Here's why they matter.

1. Credit score

Your credit score is a three-digit number that sheds light on your entire borrowing history.

There are actually several different scores, including a FICO Score and VantageScore. But all credit scoring formulas use the same basic approach. They take into account:

  • How much of your available credit you've used
  • Your payment history
  • Whether creditors have ever had to take legal action against you
  • The types of borrowing you've done
  • How much new credit you've applied for recently

After considering all of these criteria, you're assigned a score by one of the three major credit bureaus. This score typically ranges between 300 and 850. Scores below 660 (approximately) are considered to be poor or fair, while scores above 740 are considered to be very good or exceptional.

By looking at your credit score, lenders get quick insight into how you've dealt with debt in the past and how you're dealing with it now. While it's possible to qualify for some types of mortgage loans with low credit, it can be more difficult, and you'll have fewer choices of lenders.

2. Front-end DTI ratio

Lenders also look at another important number when deciding whether you can afford the mortgage you want: your debt-to-income ratio (DTI).

Your debt-to-income ratio measures your debt relative to your income, but there are actually two different DTI ratios that matter.

Your front-end ratio is the first. It refers to the amount of your gross monthly income that will go towards housing costs if you qualify for the new mortgage. Housing costs include your mortgage payment, as well as taxes and homeowners insurance.

For example, if your gross income is $5,000 and you want to buy a home that would come with total monthly costs of $1,800, then your front-end DTI would equal $1,800 divided by $5,000 or .36. That's a 36% front-end DTI ratio.

In this case, you might have a hard time finding a mortgage lender, because most prefer your front-end ratio to be below 28%.

3. Back-end DTI ratio

Your back-end ratio is also a method of assessing the amount of financial obligations you'd have relative to your income if you were approved for a mortgage. But this doesn't just take housing costs into account -- all of your other debts are also factored in.

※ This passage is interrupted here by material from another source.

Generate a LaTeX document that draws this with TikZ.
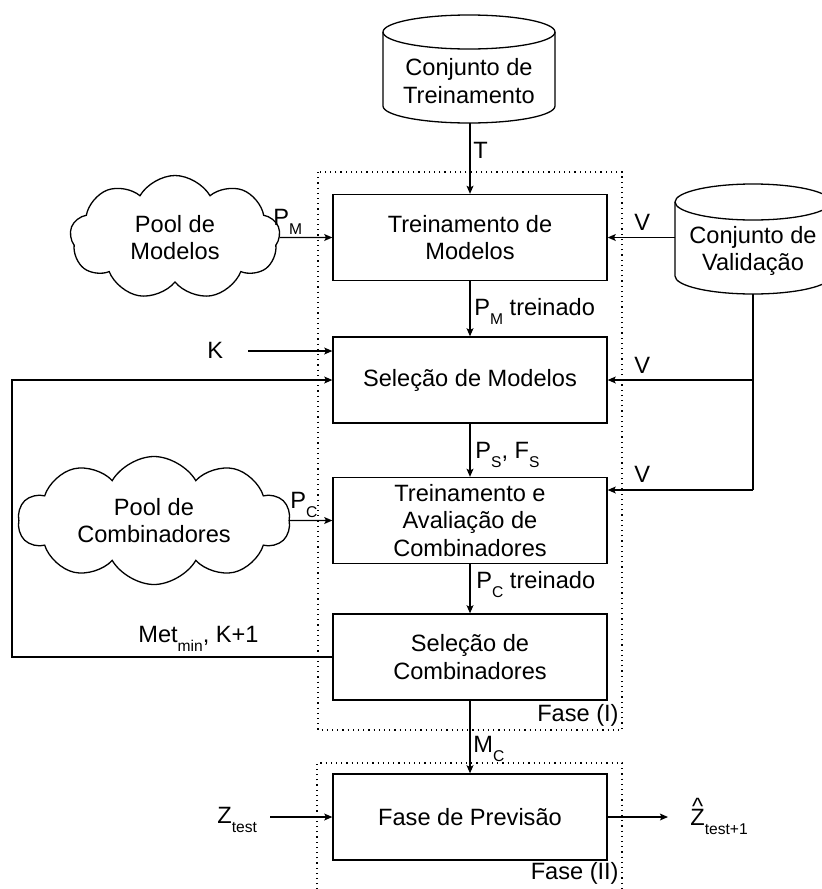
\documentclass[tikz,border=0pt]{standalone}
\usepackage{fontspec}
\setmainfont{Liberation Sans}
\usetikzlibrary{shapes.symbols,arrows.meta}
\newcommand\sbx[1]{\raisebox{-4.5pt}{\fontsize{7.8pt}{8pt}\selectfont #1}}
\newcommand\zhat{\leavevmode\setbox0\hbox{Z}\rlap{\makebox[\wd0]{\raisebox{5.3pt}{\textasciicircum}}}Z}
\begin{document}
\begin{tikzpicture}[x=0.5pt,y=-0.5pt,
  font=\fontsize{11.8pt}{13.7pt}\selectfont,
  box/.style={draw, line width=0.65pt, minimum width=137pt, minimum height=43pt, inner sep=0pt, align=center, fill=white},
  arr/.style={line width=0.65pt, -{Stealth[length=4pt,width=3.4pt,inset=0.8pt]}},
  ln/.style={line width=0.65pt},
  phase/.style={dotted, line width=0.6pt},
  cloudn/.style={cloud, cloud puff arc=120, cloud ignores aspect, draw, line width=0.65pt, align=center, inner sep=0pt},
  lbl/.style={inner sep=0pt, anchor=base west}]
\useasboundingbox (0,0) rectangle (821,889);

% phase frames
\draw[phase] (318,172) rectangle (622,730);
\draw[phase] (317,900) -- (317,763) -- (622,763) -- (622,900);
\node[anchor=east, inner sep=0pt] (f1) at (619,715) {Fase (I)};
\node[anchor=east, inner sep=0pt] (f2) at (619,873) {Fase (II)};

% cylinder: Conjunto de Treinamento
\draw[ln, fill=white] (383,32) -- (383,106) arc[start angle=180,end angle=360,x radius=43pt,y radius=8.5pt] -- (555,32);
\draw[ln] (469,32) ellipse [x radius=43pt, y radius=8.5pt];
\node[align=center, inner sep=0pt] (cyT) at (469,81) {Conjunto de\\Treinamento};
\coordinate (cyTb) at (470,123);

% cylinder: Conjunto de Validacao
\draw[ln, fill=white] (675,202) -- (675,276) arc[start angle=180,end angle=360,x radius=39pt,y radius=9pt] -- (831,202);
\draw[ln] (753,202) ellipse [x radius=39pt, y radius=9pt];
\node[align=center, inner sep=0pt] (cyV) at (753,251) {Conjunto de\\Validação};
\coordinate (cyVl) at (675,237.5);
\coordinate (cyVb) at (753,294);
\coordinate (vj1) at (753,380);
\coordinate (vj2) at (753,490);

% boxes
\node[box] (b1) at (470,237.5) {Treinamento de\\Modelos};
\node[box] (b2) at (470,380) {Seleção de Modelos};
\node[box] (b3) at (470,520.5) {Treinamento e\\Avaliação de\\Combinadores};
\node[box] (b4) at (470,657) {Seleção de\\Combinadores};
\node[box] (b5) at (470,817) {Fase de Previsão};

% clouds
\node[cloudn, cloud puffs=9, minimum width=105pt, minimum height=62pt] (cm) at (175,237.5) {Pool de\\Modelos};
\node[cloudn, cloud puffs=10, minimum width=136pt, minimum height=64pt] (cc) at (154,520.5) {Pool de\\Combinadores};

% connectors
\draw[arr] (cyTb) -- (b1.north);
\draw[arr] (cm.east) -- (b1.west);
\draw[arr] (cyVl) -- (b1.east);
\draw[arr] (b1.south) -- (b2.north);
\draw[arr] (b2.south) -- (b3.north);
\draw[arr] (b3.south) -- (b4.north);
\draw[arr] (b4.south) -- (b5.north);
\draw[ln] (cyVb) -- (vj2);
\draw[arr] (vj1) -- (b2.east);
\draw[arr] (vj2) -- (vj2 -| b3.east);
\coordinate (kst) at (248,351);
\draw[arr] (kst) -- (kst -| b2.west);
\coordinate (lp) at (12,0);
\draw[arr] (b4.west) -- (b4.west -| lp) |- (b2.west);
\draw[arr] (cc.east) -- (b3.west);
\coordinate (zst) at (270,817);
\draw[arr] (zst) -- (b5.west);
\coordinate (zend) at (668,817);
\draw[arr] (b5.east) -- (zend);

% labels
\node[lbl] (lT) at (473,158) {T};
\node[lbl] (lPM) at (273,225) {P\sbx{M}};
\node[lbl] (lV1) at (634,230) {V};
\node[lbl] (lPMt) at (474,315) {P\sbx{M} treinado};
\node[lbl] (lK) at (207,358) {K};
\node[lbl] (lV2) at (634,373) {V};
\node[lbl] (lPS) at (475,458) {P\sbx{S}, F\sbx{S}};
\node[lbl] (lPC) at (290,508) {P\sbx{C}};
\node[lbl] (lV3) at (634,482) {V};
\node[lbl] (lPCt) at (476,588) {P\sbx{C} treinado};
\node[lbl] (lMet) at (138,642) {Met\sbx{min}, K+1};
\node[lbl] (lMC) at (473,752) {M\sbx{C}};
\node[lbl] (lZ) at (217,823) {Z\sbx{test}};
\node[lbl] (lZh) at (690,825) {\zhat\sbx{test+1}};
\end{tikzpicture}
\end{document}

To add to the above example, if you had monthly payments of $1,800 for a house, $200 for a car loan, and $25 for a credit card, then your back-end DTI would equal the total of all those monthly payments divided by your gross income of $5,000.

Since $2,025 divided by $5,000 is .405, your back-end ratio would be 40.5%. Most lenders want your back-end ratio to be below 36%. So again you might face challenges borrowing.

Of course, "most" isn't all, and there are some lenders that allow you to borrow with a higher debt-to-income ratio as well as with a low credit score. But you need to consider both the loan terms and whether your decision really makes sense before you move forward.

Committing too much of your income to housing costs could put you in a financial bind, especially if you're in a lot of debt already. So, if your DTIs are above these recommended thresholds, you may want to wait to buy a home until you've paid down some of what you owe. Likewise, if your credit score isn't where you'd like it to be, then waiting a while to try to increase it could potentially pay off in the form of a lower rate and cheaper borrowing costs.

If you’re considering buying a home, it's important to understand what these numbers are and why they matter so much. That way, you can better judge the likelihood of getting approved for a loan before you decide whether you're ready to buy a house.